Descartes “düşünüyorum öyleyse varım” ile, yöntemli düşünmenin düşüncenin kendisinden kaynaklandığını göstererek , düşüncenin dışındaki maddi bir dünyaya felsefi olarak nasıl ulaşılabileceği sorununu gündeme getirdi. Böylece Descartes ve yarım yüzyıl sonra John Locke, duyumların dışsal bir kaynağı olduğunu kabul ettiler. Cambridge Platoncuları ise duyulur nesnelerin dışsal varlığını kabul etmekle birlikte, yeni-Platoncu bir anlayışla bilgi nesnelerine daha fazla ağırlık verdiler. 18. yüzyılda Berkeley bilginin dışında duyulur bir dünyanın var olamayacağını ileri sürerken, David Hume ile bilen özne de ortadan kalktı.

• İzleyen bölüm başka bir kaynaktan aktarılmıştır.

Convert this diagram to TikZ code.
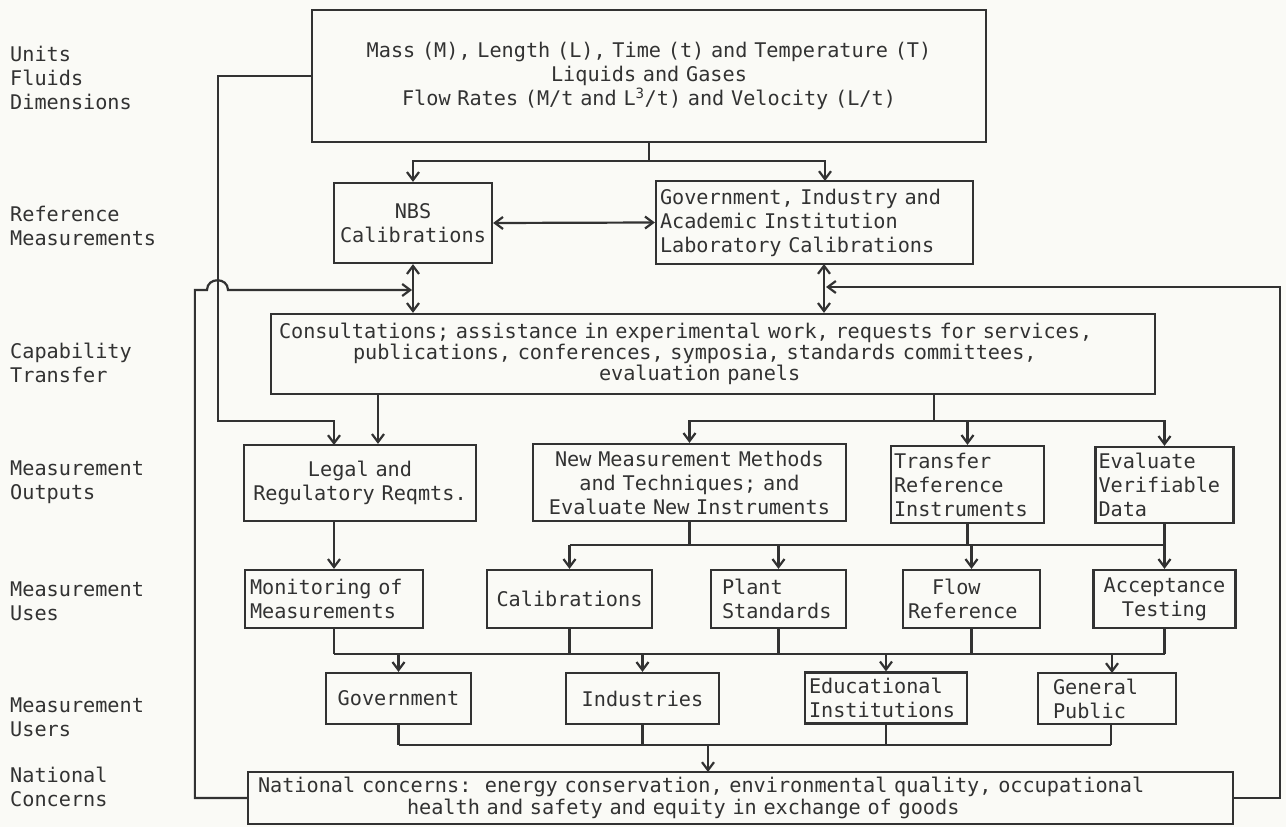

20. yüzyılın başlarında filozoflar, realizmin kendi düşünce sistemleri çerçevesinde Kantçı öznelciliğin ve genel olarak idealizmin karşıtı olarak kullandılar. Yeni-realizm ile bilinebilir nesnelerin bağımsızlığı savunulurken, bilme edimi içinde, monist bir yaklaşımla bilginin içeriğinin bilinen nesne ile sayısal açıdan eşit olduğu ileri sürüldü. Eleştirisel realizm yeni-realizmin bu monist tutumuna epistemolojik bir yaklaşımla karşı çıktı ve bilme ediminin nesnesi ile gerçek nesnenin, algılanma anında sayısal açıdan iki ayrı şey olduğunu ileri sürdü.